What you should do ▸ For each line of the data below that holds "this", copy the line.

Record extracts ▸
┌────────

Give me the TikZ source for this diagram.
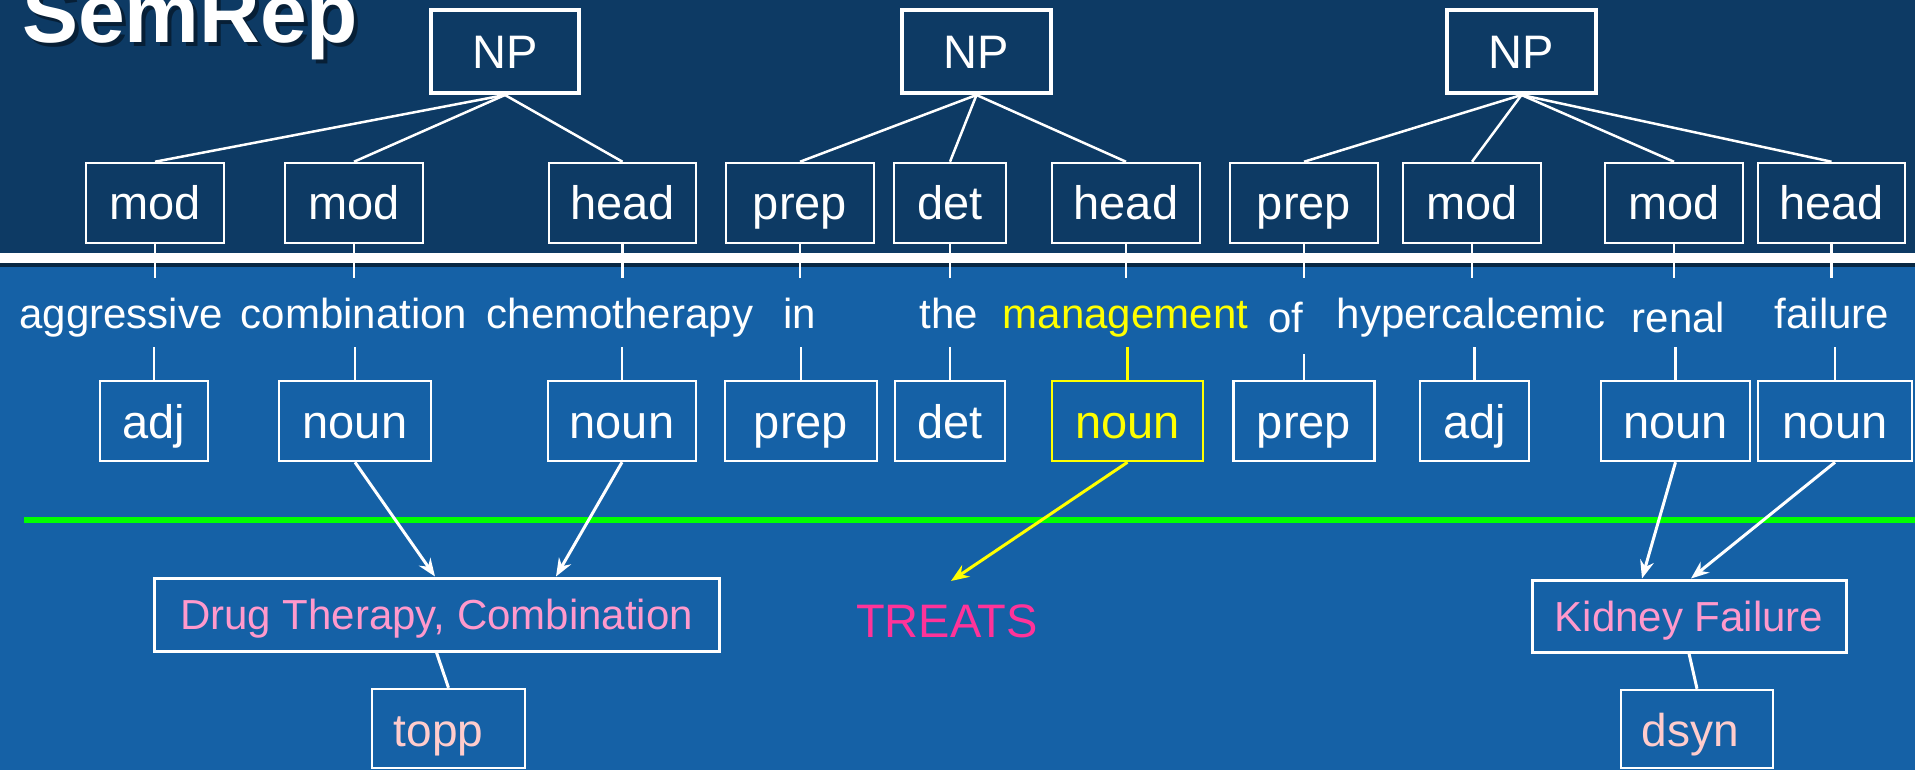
\documentclass[tikz,border=0pt]{standalone}
\usepackage{fontspec}
\setmainfont{Liberation Sans}
\usetikzlibrary{arrows.meta}
\definecolor{topbg}{RGB}{13,58,100}
\definecolor{lowbg}{RGB}{21,97,166}
\definecolor{hl}{RGB}{255,255,0}
\definecolor{conceptpink}{RGB}{255,153,204}
\definecolor{typepink}{RGB}{255,204,204}
\definecolor{relpink}{RGB}{255,51,153}
\definecolor{sepgreen}{RGB}{0,255,0}
\begin{document}
\begin{tikzpicture}[x=1pt,y=-1pt,
 lbl/.style={draw=white, line width=2.5pt, text=white, inner sep=0pt, font=\fontsize{47}{56}\selectfont, text height=34pt, text depth=0pt, minimum height=80pt},
 npbox/.style={lbl, line width=4pt, minimum height=83pt},
 word/.style={text=white, inner sep=0pt, anchor=base, font=\fontsize{42}{50}\selectfont},
 tree/.style={white, line width=2.5pt},
 tick/.style={white, line width=2.5pt},
 arr/.style={white, line width=3pt, -{Stealth[length=18pt,width=14pt,inset=6pt]}},
 concept/.style={draw=white, line width=3pt, text=conceptpink, inner sep=0pt, font=\fontsize{42}{50}\selectfont, text height=30pt, text depth=0pt},
 stype/.style={draw=white, line width=2.5pt, text=typepink, inner sep=0pt, font=\fontsize{46}{55}\selectfont, text height=35pt, text depth=0pt},
]
\useasboundingbox (0,0) rectangle (1915,770);
\clip (0,0) rectangle (1915,770);
% backgrounds
\fill[lowbg] (0,0) rectangle (1915,770);
\fill[topbg] (0,0) rectangle (1915,253);
\fill[black!60!lowbg] (0,263) rectangle (1915,267);
\fill[white] (0,253) rectangle (1915,263);
% title
\node[anchor=base west, inner sep=0pt, text=black, opacity=0.45, font=\fontsize{84}{90}\selectfont\bfseries] at (26,47) {SemRep};
\node[anchor=base west, inner sep=0pt, text=white, font=\fontsize{84}{90}\selectfont\bfseries] (title) at (22,43) {SemRep};
% NP boxes
\node[npbox, minimum width=148pt] (np1) at (505,51.5) {NP};
\node[npbox, minimum width=149pt] (np2) at (976.5,51.5) {NP};
\node[npbox, minimum width=149pt] (np3) at (1521.5,51.5) {NP};
% tag boxes
\node[lbl, minimum width=138pt] (t1) at (155,203) {mod};
\node[lbl, minimum width=138pt] (t2) at (354,203) {mod};
\node[lbl, minimum width=147pt] (t3) at (622.5,203) {head};
\node[lbl, minimum width=148pt] (t4) at (800,203) {prep};
\node[lbl, minimum width=112pt] (t5) at (950,203) {det};
\node[lbl, minimum width=148pt] (t6) at (1126,203) {head};
\node[lbl, minimum width=148pt] (t7) at (1304,203) {prep};
\node[lbl, minimum width=138pt] (t8) at (1472,203) {mod};
\node[lbl, minimum width=138pt] (t9) at (1674,203) {mod};
\node[lbl, minimum width=147pt] (t10) at (1831.5,203) {head};
% tree lines
\foreach \c in {t1,t2,t3} \draw[tree] (np1.south) -- (\c.north);
\foreach \c in {t4,t5,t6} \draw[tree] (np2.south) -- (\c.north);
\foreach \c in {t7,t8,t9,t10} \draw[tree] (np3.south) -- (\c.north);
% ticks below tags
\foreach \c in {t1,t2,t3,t4,t5,t6,t7,t8,t9,t10} \draw[tick] (\c.south) -- ++(0,34);
% words
\node[word] (w1) at (121,328) {aggressive};
\node[word] (w2) at (354,328) {combination};
\node[word] (w3) at (620,328) {chemotherapy};
\node[word] (w4) at (800,328) {in};
\node[word] (w5) at (949,328) {the};
\node[word, text=hl] (w6) at (1125.5,328) {management};
\node[word] (w7) at (1286,332) {of};
\node[word] (w8) at (1471,328) {hypercalcemic};
\node[word] (w9) at (1678.5,332) {renal};
\node[word] (w10) at (1832,328) {failure};
% POS boxes
\node[lbl, minimum width=108pt] (p1) at (154,421) {adj};
\node[lbl, minimum width=152pt] (p2) at (355,421) {noun};
\node[lbl, minimum width=148pt] (p3) at (622,421) {noun};
\node[lbl, minimum width=152pt] (p4) at (801,421) {prep};
\node[lbl, minimum width=110pt] (p5) at (950,421) {det};
\node[lbl, minimum width=151pt, draw=hl, text=hl] (p6) at (1127.5,421) {noun};
\node[lbl, minimum width=141pt] (p7) at (1304,421) {prep};
\node[lbl, minimum width=109pt] (p8) at (1474.5,421) {adj};
\node[lbl, minimum width=149pt] (p9) at (1675.5,421) {noun};
\node[lbl, minimum width=154pt] (p10) at (1835,421) {noun};
% ticks above POS
\foreach \c in {p1,p2,p3,p4,p5,p8,p9,p10} \draw[tick] (\c.north) -- ++(0,-33);
\draw[tick] (p7.north) -- ++(0,-26);
\draw[tick, hl] (p6.north) -- ++(0,-33);
% separator
\draw[sepgreen, line width=6pt] (24,520) -- (1915,520);
% concepts
\node[concept, minimum width=565pt, minimum height=73pt] (drug) at (436.5,614.5) {Drug Therapy, Combination};
\node[stype, minimum width=153pt, minimum height=79pt] (topp) at (448.5,728.5) {topp\kern20pt};
\node[anchor=base, inner sep=0pt, text=relpink, font=\fontsize{47}{56}\selectfont] (treats) at (947,637) {TREATS};
\node[concept, minimum width=314pt, minimum height=72pt] (kidney) at (1689,616) {Kidney Failure};
\node[stype, minimum width=152pt, minimum height=78pt] (dsyn) at (1697,729) {dsyn\kern14pt};
% arrows
\draw[arr] (p2.south) -- ([xshift=-1.5pt]drug.north);
\draw[arr] (p3.south) -- ([xshift=119.5pt]drug.north);
\draw[arr, hl] (p6.south) -- ([xshift=4pt,yshift=23pt]treats.north);
\draw[arr] (p9.south) -- ([xshift=-47pt]kidney.north);
\draw[arr] (p10.south) -- ([xshift=2pt]kidney.north);
\draw[tree, line width=3pt] (drug.south) -- (topp.north);
\draw[tree, line width=3pt] (kidney.south) -- (dsyn.north);
\end{tikzpicture}
\end{document}
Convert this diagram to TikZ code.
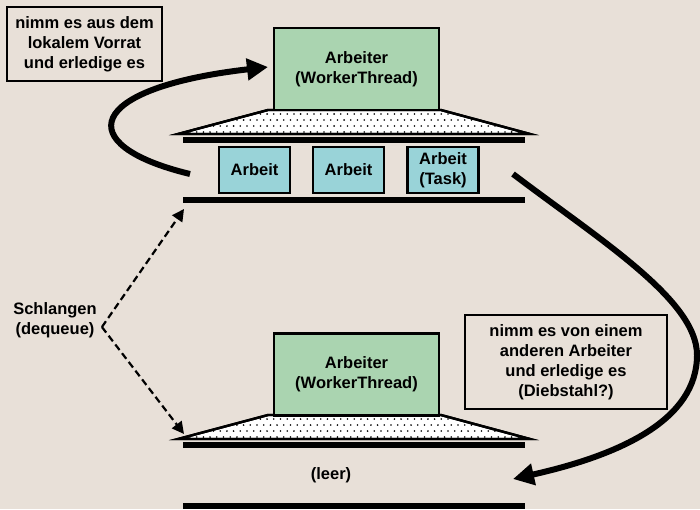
\documentclass[tikz,border=0pt]{standalone}
\usepackage{fontspec}
\setmainfont{Liberation Sans}
\usetikzlibrary{arrows.meta}
\definecolor{paper}{RGB}{232,224,216}
\definecolor{workergreen}{RGB}{170,212,176}
\definecolor{taskblue}{RGB}{153,211,216}
\begin{document}
\begin{tikzpicture}[x=1pt,y=-1pt,
  font=\bfseries\fontsize{16.5}{20}\selectfont,
  worker/.style={draw, line width=2.5pt, fill=workergreen, minimum width=165pt, minimum height=82pt, align=center, inner sep=0pt},
  taskbox/.style={draw, line width=2.5pt, fill=taskblue, minimum width=71pt, minimum height=46pt, align=center, inner sep=0pt},
  notebox/.style={draw, line width=2.6pt, align=center, inner sep=0pt},
  plain/.style={align=center, inner sep=0pt},
  bar/.style={line width=6pt},
  shelf/.style={draw, line width=2.4pt, fill=white, line join=miter},
  bigarrow/.style={line width=6pt, -{Triangle[length=21pt,width=21pt]}},
  pointer/.style={line width=2.2pt, dash pattern=on 7pt off 4pt, -{Triangle[length=12pt,width=12pt]}}
]
\fill[paper] (0,0) rectangle (700,509);
\useasboundingbox (0,0) rectangle (700,509);

% dotted platform under a worker, top edge at y=#1
\newcommand{\platform}[1]{%
  \begin{scope}[yshift=-#1pt]
    \path[shelf] (268,0) -- (441,0) -- (530,24) -- (178,24) -- cycle;
    \begin{scope}
      \clip (268,0) -- (441,0) -- (530,24) -- (178,24) -- cycle;
      \foreach \r in {0,2} \foreach \c in {0,...,55}
        \fill (180+\c*6.7, 4+\r*6) circle (0.9pt);
      \foreach \r in {1,3} \foreach \c in {0,...,55}
        \fill (183.3+\c*6.7, 4+\r*6) circle (0.9pt);
    \end{scope}
    \path[shelf, fill=none] (268,0) -- (441,0) -- (530,24) -- (178,24) -- cycle;
  \end{scope}}

% upper worker with its queue
\platform{110}
\node[worker] (w1) at (356.5,69) {Arbeiter\\(WorkerThread)};
\draw[bar] (183,139.5) -- (525,139.5);
\node[taskbox] (t1) at (254.5,170) {Arbeit};
\node[taskbox] (t2) at (348.5,170) {Arbeit};
\node[taskbox] (t3) at (443,170) {Arbeit\\(Task)};
\draw[bar] (183,200) -- (525,200);

% lower worker with its empty queue
\platform{415}
\node[worker] (w2) at (356.5,374.5) {Arbeiter\\(WorkerThread)};
\draw[bar] (183,444.5) -- (525,444.5);
\node[plain] (empty) at (331,475) {(leer)};
\draw[bar] (183,506) -- (525,506);

% notes
\node[notebox, minimum width=155pt, minimum height=74pt] (local) at (84.5,44) {nimm es aus dem\\lokalem Vorrat\\und erledige es};
\node[notebox, minimum width=202pt, minimum height=94pt] (steal) at (566,362) {nimm es von einem\\anderen Arbeiter\\ und erledige es\\(Diebstahl?)};
\node[plain] (queues) at (55,320) {Schlangen\\(dequeue)};

% connectors
\coordinate (qa) at (184,209);
\coordinate (qb) at (184,434);
\coordinate (ownstart) at (190,174);
\coordinate (owntip) at (268,67);
\coordinate (stealstart) at (513,174);
\coordinate (stealtip) at (513,479);
\draw[pointer] (queues.east) ++(5,7) coordinate (qsrc) -- (qa);
\draw[pointer] (qsrc) -- (qb);
\draw[bigarrow] (ownstart) .. controls (70,145) and (85,88) .. (owntip);
\draw[bigarrow] (stealstart) .. controls (600,240) and (697,300) .. (697,355)
  .. controls (697,420) and (620,455) .. (stealtip);
\end{tikzpicture}
\end{document}
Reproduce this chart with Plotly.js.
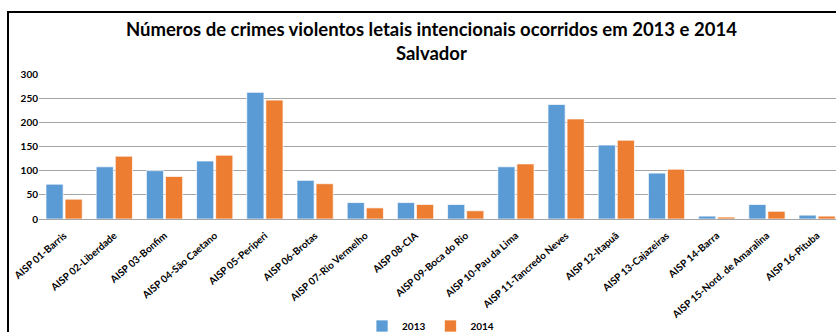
<!DOCTYPE html>
<html>
<head>
<meta charset="utf-8">
<script src="https://cdn.plot.ly/plotly-3.0.1.min.js"></script>
<style>
html,body{margin:0;padding:0;width:836px;height:332px;overflow:hidden;background:#fff;}
#frame{position:absolute;left:7px;top:11px;width:900px;height:400px;border:2px solid #000;box-sizing:border-box;}
#chart{position:absolute;left:0;top:0;width:836px;height:332px;}
</style>
</head>
<body>
<div id="frame"></div>
<div id="chart"></div>
<script>
const categories = [
  "AISP 01-Barris","AISP 02-Liberdade","AISP 03-Bonfim","AISP 04-São Caetano",
  "AISP 05-Periperi","AISP 06-Brotas","AISP 07-Rio Vermelho","AISP 08-CIA",
  "AISP 09-Boca do Rio","AISP 10-Pau da Lima","AISP 11-Tancredo Neves","AISP 12-Itapuã",
  "AISP 13-Cajazeiras","AISP 14-Barra","AISP 15-Nord. de Amaralina","AISP 16-Pituba"
];
const values2013 = [72,108,100,120,262,80,34,34,30,108,237,153,95,6,30,8];
const values2014 = [41,130,88,132,246,73,23,30,17,114,207,163,103,4,16,6];
const tickVals = [0,50,100,150,200,250,300];

const fontFam = "Lato, 'Open Sans', sans-serif";
const traces = [
  {type:'bar', name:'2013', x:categories, y:values2013,
   marker:{color:'#5B9BD5', line:{color:'rgba(255,255,255,0.7)', width:1}}},
  {type:'bar', name:'2014', x:categories, y:values2014,
   marker:{color:'#ED7D31', line:{color:'rgba(255,255,255,0.7)', width:1}}}
];
const layout = {
  width:836, height:332,
  paper_bgcolor:'rgba(0,0,0,0)', plot_bgcolor:'rgba(0,0,0,0)',
  margin:{l:39, r:0, t:74, b:113, pad:0},
  barmode:'group', bargap:0.24, bargroupgap:0.1,
  showlegend:true,
  title:{text:'Números de crimes violentos letais intencionais ocorridos em 2013 e 2014<br>Salvador',
         font:{family:fontFam, size:18.5, color:'#000', weight:'bold'},
         x:0.516, xanchor:'center', xref:'container', y:1-36/332, yanchor:'top', yref:'container'},
  xaxis:{type:'category', range:[-0.5, 15.376], tickangle:-41, ticklabelstandoff:8,
         tickfont:{family:fontFam, size:10, color:'#000', weight:'bold'},
         showgrid:false, zeroline:false, showline:false, ticks:'', automargin:false},
  yaxis:{range:[0,300], tickvals:tickVals, showgrid:true, gridcolor:'#a6a6a6', gridwidth:1,
         zeroline:true, zerolinecolor:'#a6a6a6', zerolinewidth:1,
         tickfont:{family:fontFam, size:10, color:'#000', weight:'bold'},
         showline:false, ticks:'', automargin:false},
  legend:{orientation:'h', x:0.515, xanchor:'center', xref:'container',
          y:6/332, yanchor:'middle', yref:'container',
          font:{family:fontFam, size:10, color:'#000', weight:'bold'},
          itemwidth:30, tracegroupgap:0, bgcolor:'rgba(0,0,0,0)'}
};
Plotly.newPlot('chart', traces, layout, {displayModeBar:false, staticPlot:true});
</script>
</body>
</html>
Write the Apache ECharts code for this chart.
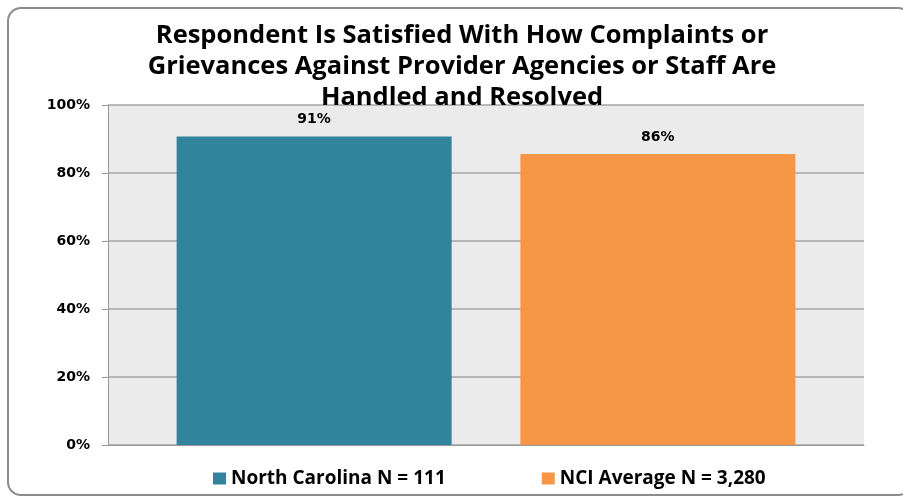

└────────

Task output ▸
Give me the TikZ source for this diagram.
Convert this diagram to TikZ code.
Reproduce this chart with Plotly.js.
Write the Apache ECharts code for this chart.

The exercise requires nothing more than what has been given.